As Markgraf told me, "there's a place for everyone."
I have long since relinquished my fandom, but it is still immensely rewarding for me to look around women's soccer and see Markgraf's words ring true.
And so, to the present.
I am putting the final touches on this essay while sitting in a coffee shop across the street from Jack Poole Plaza , where Fox has built a spectacular two-story studio for its World Cup coverage. Since arriving in Vancouver on Thursday, I've seen a steady stream of American Outlaws and other U.S. women's team fans coming over here. Even though Fox isn't officially allowed to show games on its big screen, there have been opportunities to show up on the network's studio shows, and to interact with the on-air talent.

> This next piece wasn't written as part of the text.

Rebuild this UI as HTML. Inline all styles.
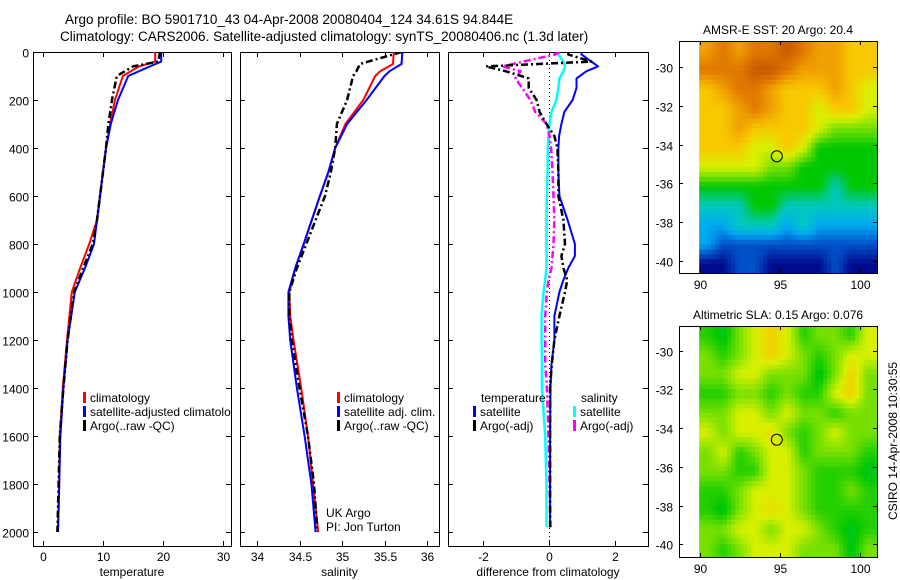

It's a destination. And to parallel what Foudy said, it has become a community.
If some of you out there - indeed, if many of you out there - didn't know about any of this stuff before now, that's fine. I really mean that. You can't truly grow a sport or a community without inviting a substantial number of genuinely new people into the proverbial big tent.
I hope that in writing this, I've done something to help show that the way things are now is not the way things have always been. Don't take the American Outlaws' presence at this World Cup for granted, because the organiation's gains have been hard-earned.
I know that AO isn't the only group that has worked to sustain supporters clubs in American women's soccer. There are plenty of groups across the country, especially in National Women's Soccer League markets, who have succeeded in their own ways.
But what the Outlaws have done this summer is, with all due respect, far bigger - both quantitatively and qualitatively.
So to Dan Wiersema and everyone else in the organization who has helped bring us to this day, from someone who spent a long time traveling on that same road:
Thank you for what you have done this summer both in Canada and back home.
Thank you for finally ending the fight to bring supporter culture into the women's game.